Tuesday 10 January 2012

Don't Be A Vidiot - Greg Costikyan

What Computer game designers can learn from non-electronic games - Greg Costikyan
"Software is an enormously plastic medium. You can do almost anything with software."

Games that succeed best are normally games that are "truly novel."

If you "Green light another Command and Conquer clone, and it doesn't sell, well, nobody can really say you failed. A lot of Command and Conquer clones get published Some of them sell really well. Yours didn't hit the nerve. You're not likely to get fired. If you green-light something truly offbeat and it fails, you must be a fool. What could you have been thinking. Your job is on the line."

"Going with the flow and safe bet is easier"

"Game developers aren't aware of that an entire universe or weird and wacky gaming styles. Their own imaginations are constrained."

Game developers must read and understand wider contexts other than the field they are working in e.g. "Science Fictionoids" - Tom Disch

"If your sole experience of games were published within the last five years - your imagination will be constrained. You will see only what exists in the here and now, and you will naturally be inclined to ring the changes on the apparently possible, rather than exploring more interesting alternatives."

"You will be a "vidiot", a person whose sole understanding of games derives from video games."

"For more gaming styles have been explored in non-electronic media" because, if for no other reason, it's cheaper and I believe solely because of the technology of the time. The risk is less, meaning more creativity is shown.

Bot until the Greek's actually wrote plays and stories "attributable to individual authors" were plays and stories classed as art, but plays, stories and games have been around since man could communicate and define rules for the playing.

First attributable game = The Kings Game, 1780, a chess variant.

"The late 19th century also saw the first commercially - published board and card games - initially for use with folk games like chess, checkers and whist."

"The mass market industry, such as it, consists largely of old brand-name products that sells because everyone knows the titles; crap licensed from film and television; and kids games that are essentially brain-dead."

"The most interesting titles tend to be those aimed at adults"

German board game market is much, much greater than the U.S.

"Great basic model for online games. Relatively short play times, turn-based to minimise latency issues, short turn times, thoughtful decisions."

"English translations of many foreign board game rules can be found here www.gamecabinet.com."

Games don't need to be complex and sophisticated, a great humour factor can make a great game.

"These games, too, are important for online developers to study; they promote communication and debate among the players, and communication is what online is all about."

"Is there a way to give online gamers a way to give players an offline activity that supports the game and is enjoyable in it's own right but doesn't require them to consume bandwidth and consumer time."

"The attraction of the war game lies in mastering a complex and difficult, complicated tactical decisions to be made - exactly how to position your counters to deliver an attack of maximal effectiveness"

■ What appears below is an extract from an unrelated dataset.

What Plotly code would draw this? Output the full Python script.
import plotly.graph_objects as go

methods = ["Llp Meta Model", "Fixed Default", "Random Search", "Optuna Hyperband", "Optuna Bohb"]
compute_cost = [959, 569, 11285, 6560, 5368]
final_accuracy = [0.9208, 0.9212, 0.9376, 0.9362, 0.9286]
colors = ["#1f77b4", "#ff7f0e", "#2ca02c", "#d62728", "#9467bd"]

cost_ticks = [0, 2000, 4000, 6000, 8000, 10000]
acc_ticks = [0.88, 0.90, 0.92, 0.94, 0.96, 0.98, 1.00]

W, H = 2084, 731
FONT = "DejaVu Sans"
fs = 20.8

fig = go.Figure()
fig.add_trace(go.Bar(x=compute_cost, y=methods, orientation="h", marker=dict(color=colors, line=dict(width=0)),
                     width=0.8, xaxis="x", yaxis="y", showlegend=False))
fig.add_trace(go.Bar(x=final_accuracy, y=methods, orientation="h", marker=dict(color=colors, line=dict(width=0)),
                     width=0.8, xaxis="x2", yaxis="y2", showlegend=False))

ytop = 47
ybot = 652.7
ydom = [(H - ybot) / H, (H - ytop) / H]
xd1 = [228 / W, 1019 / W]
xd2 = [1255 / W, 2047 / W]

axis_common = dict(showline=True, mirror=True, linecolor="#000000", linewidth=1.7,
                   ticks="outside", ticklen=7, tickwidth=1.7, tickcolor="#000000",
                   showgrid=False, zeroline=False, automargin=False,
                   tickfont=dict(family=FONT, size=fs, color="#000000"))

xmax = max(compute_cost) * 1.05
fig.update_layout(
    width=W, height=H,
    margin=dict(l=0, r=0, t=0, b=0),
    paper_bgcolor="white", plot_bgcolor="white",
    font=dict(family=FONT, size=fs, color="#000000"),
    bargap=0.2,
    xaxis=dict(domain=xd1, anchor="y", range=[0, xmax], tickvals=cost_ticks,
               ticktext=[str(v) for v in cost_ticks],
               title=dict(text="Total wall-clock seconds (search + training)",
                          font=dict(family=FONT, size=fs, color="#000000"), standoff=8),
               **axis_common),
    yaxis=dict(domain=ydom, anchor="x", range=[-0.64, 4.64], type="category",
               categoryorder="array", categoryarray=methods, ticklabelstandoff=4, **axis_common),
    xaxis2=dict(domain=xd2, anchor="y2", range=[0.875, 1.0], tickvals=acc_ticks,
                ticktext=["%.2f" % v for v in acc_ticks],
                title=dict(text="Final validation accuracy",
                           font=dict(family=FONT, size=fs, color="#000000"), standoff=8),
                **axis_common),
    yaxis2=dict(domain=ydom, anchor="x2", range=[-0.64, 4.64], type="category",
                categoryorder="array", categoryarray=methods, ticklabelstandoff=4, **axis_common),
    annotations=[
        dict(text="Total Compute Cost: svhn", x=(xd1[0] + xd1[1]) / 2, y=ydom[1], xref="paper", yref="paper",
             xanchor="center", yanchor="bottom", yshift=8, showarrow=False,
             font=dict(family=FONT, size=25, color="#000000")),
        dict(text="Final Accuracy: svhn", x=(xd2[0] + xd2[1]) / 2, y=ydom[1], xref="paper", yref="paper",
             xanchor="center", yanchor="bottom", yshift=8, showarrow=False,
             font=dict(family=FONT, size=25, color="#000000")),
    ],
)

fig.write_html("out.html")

"Wargame is a treasure trove of systems design"

"real-time strategy games, in particular, need to study board wargames to learn that you can emphasize many, many different aspects of conflict in different games--it need not all be about building up crap and blowing up more crap. You can emphasize lines of supply, fog of war, combined arms, maneuver, formation, the quality of commanders, the importance of artillery and air power, morale, home-front production, even the willingness of the civilian population to sustain a war. You just need different systems to emphasize different things."

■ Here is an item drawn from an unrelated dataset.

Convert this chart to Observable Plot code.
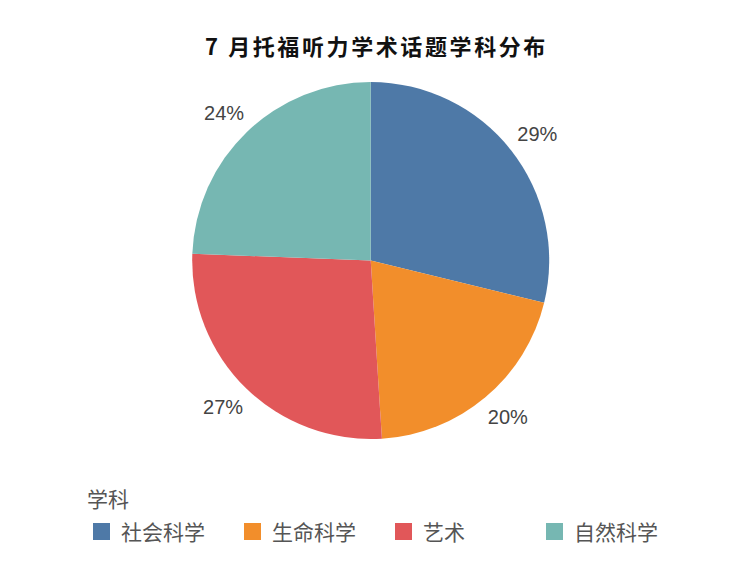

D+D even though "initially had a crap set of rules, it sparked off popularity in this genre of game as it had a great novel background and became a cult hit. It was a form of partisaptory fiction. And the very open-ended nature of the game was exhilarating too."

"The poor quality of rules was perversely an open invitation to creativity as well"

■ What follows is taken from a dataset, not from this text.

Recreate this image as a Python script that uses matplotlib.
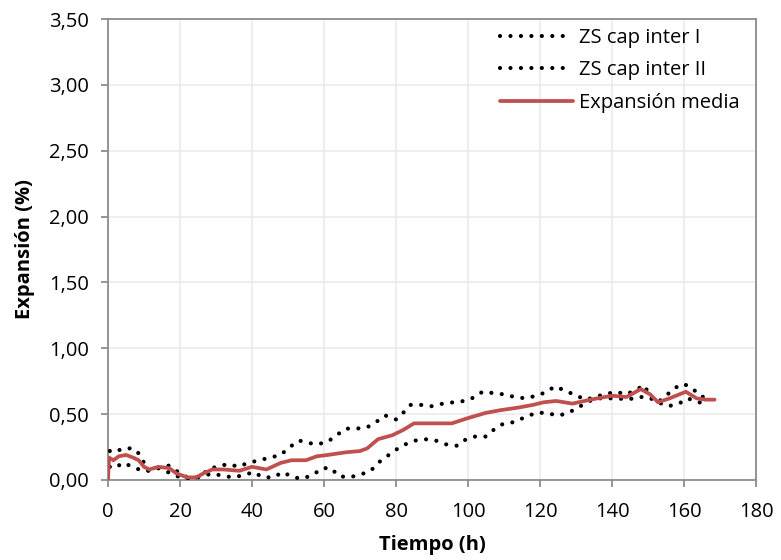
import numpy as np
import matplotlib
matplotlib.use('Agg')
import matplotlib.pyplot as plt

plt.rcParams['font.family'] = ['Open Sans', 'DejaVu Sans']

# Serie ZS cap inter I
t_i = [0.5, 2, 4, 7, 9, 11, 14, 17, 20, 22, 25, 28, 31, 34, 36, 39, 42, 45, 48, 50,
       53, 56, 58, 61, 64, 66, 69, 72, 75, 77, 80, 82, 84, 87, 90, 93, 96, 99, 102, 104,
       107, 110, 113, 116, 119, 122, 124, 127, 130, 133, 135, 138, 141, 144, 147, 149,
       150.6, 152.8, 155, 157.5, 160, 162.5, 165, 167.5]
exp_i = [0.22, 0.21, 0.24, 0.24, 0.19, 0.07, 0.09, 0.11, 0.05, 0.02, 0.02, 0.08, 0.11, 0.12, 0.10, 0.13, 0.15, 0.17, 0.19, 0.24,
         0.30, 0.28, 0.27, 0.29, 0.35, 0.39, 0.39, 0.40, 0.45, 0.49, 0.46, 0.51, 0.57, 0.57, 0.56, 0.58, 0.59, 0.60, 0.63, 0.67,
         0.66, 0.65, 0.63, 0.62, 0.64, 0.67, 0.71, 0.68, 0.64, 0.61, 0.63, 0.65, 0.67, 0.65, 0.69, 0.72,
         0.63, 0.59, 0.64, 0.70, 0.73, 0.69, 0.63, 0.65]

# Serie ZS cap inter II
t_ii = [0.5, 2, 4, 6, 8.6, 11, 14, 17.5, 20, 22.5, 25, 29, 32, 35, 38, 40.5, 43, 46, 48.5, 51.5,
        54, 57, 59.5, 62, 64, 67, 70, 73, 75, 77.5, 80, 82.5, 85.5, 88, 91, 94, 97, 99.5, 102, 105,
        107.5, 110, 113, 116, 119, 122, 124.5, 127, 130, 133, 135.5, 138.5, 141.5, 144.5, 147, 150,
        152.8, 155.6, 158.6, 161, 164, 167]
exp_ii = [0.10, 0.09, 0.13, 0.11, 0.08, 0.07, 0.09, 0.05, 0.02, 0.01, 0.02, 0.05, 0.03, 0.02, 0.04, 0.06, 0.02, 0.02, 0.06, 0.02,
          0.01, 0.04, 0.09, 0.09, 0.03, 0.02, 0.04, 0.07, 0.13, 0.18, 0.23, 0.27, 0.30, 0.31, 0.30, 0.27, 0.26, 0.31, 0.33, 0.33,
          0.39, 0.43, 0.44, 0.48, 0.51, 0.51, 0.49, 0.50, 0.54, 0.59, 0.62, 0.62, 0.62, 0.61, 0.63, 0.63,
          0.59, 0.56, 0.58, 0.62, 0.59, 0.58]

# Expansión media
t_m = [0, 0.3, 1.5, 3, 5, 7, 8.5, 10, 11.5, 14, 17, 19, 22, 24.5, 26.5, 29, 32, 36.5, 40, 44,
       48, 51, 55, 58, 61, 66, 70, 72, 75, 79, 82, 85, 90, 95.5, 100, 105, 109, 114, 118, 121,
       124.5, 129, 134, 140, 144, 148, 150.6, 152.8, 156, 160.5, 163.5, 166, 168.5]
exp_m = [0.0, 0.17, 0.15, 0.18, 0.19, 0.17, 0.15, 0.10, 0.08, 0.10, 0.09, 0.05, 0.02, 0.02, 0.05, 0.08, 0.08, 0.07, 0.10, 0.08,
         0.13, 0.15, 0.15, 0.18, 0.19, 0.21, 0.22, 0.24, 0.31, 0.34, 0.38, 0.43, 0.43, 0.43, 0.47, 0.51, 0.53, 0.55, 0.57, 0.59,
         0.60, 0.58, 0.61, 0.64, 0.63, 0.69, 0.65, 0.59, 0.62, 0.67, 0.62, 0.61, 0.61]

x_ticks = np.arange(0, 181, 20)
y_ticks = np.arange(0, 3.51, 0.5)

fs = 14.5

fig = plt.figure(figsize=(7.81, 5.6), dpi=100)
ax = fig.add_axes([108 / 781, 80 / 560, 648 / 781, 461 / 560])

dots = (0, (0.01, 2.5))
ax.plot(t_i, exp_i, color='black', lw=3.0, linestyle=dots, dash_capstyle='round',
        label='ZS cap inter I', zorder=3)
ax.plot(t_ii, exp_ii, color='black', lw=3.0, linestyle=dots, dash_capstyle='round',
        label='ZS cap inter II', zorder=3)
ax.plot(t_m, exp_m, color='#C0504D', lw=2.7, solid_capstyle='round',
        label='Expansión media', zorder=4)

ax.set_xlim(0, 180)
ax.set_ylim(0, 3.5)
ax.set_xticks(x_ticks)
ax.set_yticks(y_ticks)
ax.set_yticklabels([f'{v:.2f}'.replace('.', ',') for v in y_ticks])
ax.grid(True, color='#ebebeb', lw=1.2)
ax.set_axisbelow(True)

for s in ax.spines.values():
    s.set_color('#8c8c8c')
    s.set_linewidth(1.3)
ax.tick_params(direction='out', length=5, width=1.3, color='#8c8c8c',
               labelsize=fs, labelcolor='black')
ax.tick_params(axis='y', pad=9)
ax.tick_params(axis='x', pad=11)

ax.set_xlabel('Tiempo (h)', fontsize=fs, fontweight='bold', labelpad=9)
ax.set_ylabel('Expansión (%)', fontsize=fs, fontweight='bold', labelpad=10)

ax.legend(loc='upper left', bbox_to_anchor=(500 / 781, 1 - 28 / 560),
          bbox_transform=fig.transFigure, frameon=False, fontsize=fs,
          handlelength=3.6, handletextpad=0.3, labelspacing=0.62,
          borderpad=0, borderaxespad=0)

fig.savefig('out.png', dpi=100)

"G.U.R.P.S, an ugly acronym for "Generic Universal Role Playing System," a base set of rules with supplements extending the rules set for all different kinds of different genres, worlds, and role playing environments - another quickly imitated approach."

"Role playing is officially cool"

"An exceptions game has a very simple, limited rules set; but some game components have additional rules printed on them that alter, modify, or break the basic rules. As a result, they can be quite complicated when viewed in toto, but are quite simple to learn in the first instance. "

"The literal game is, of course, you against another player with a deck, and what happens over the table. The meta-game is what occurs beforehand: the purchase of cards, the construction of a deck of cards that support and interact with each other in interesting ways, the trading of cards with other players, and the interaction among a group of gamers that leads players to build decks precisely to take down the decks of other players in the group, and so on."

Live Action Role Playing - LARPS

"The point here is that the dividing line between theatre and role playing  can be blurred - and thinking about how to blur it further, and how, for instance, to import theatrical techniques into a graphical MUD, may be a fruitful avenue of exploration."

"If the universe of gaming is filled with so many diverse styles, why is computer gaming stuck in such a rut? Lets see some imagination, guys!"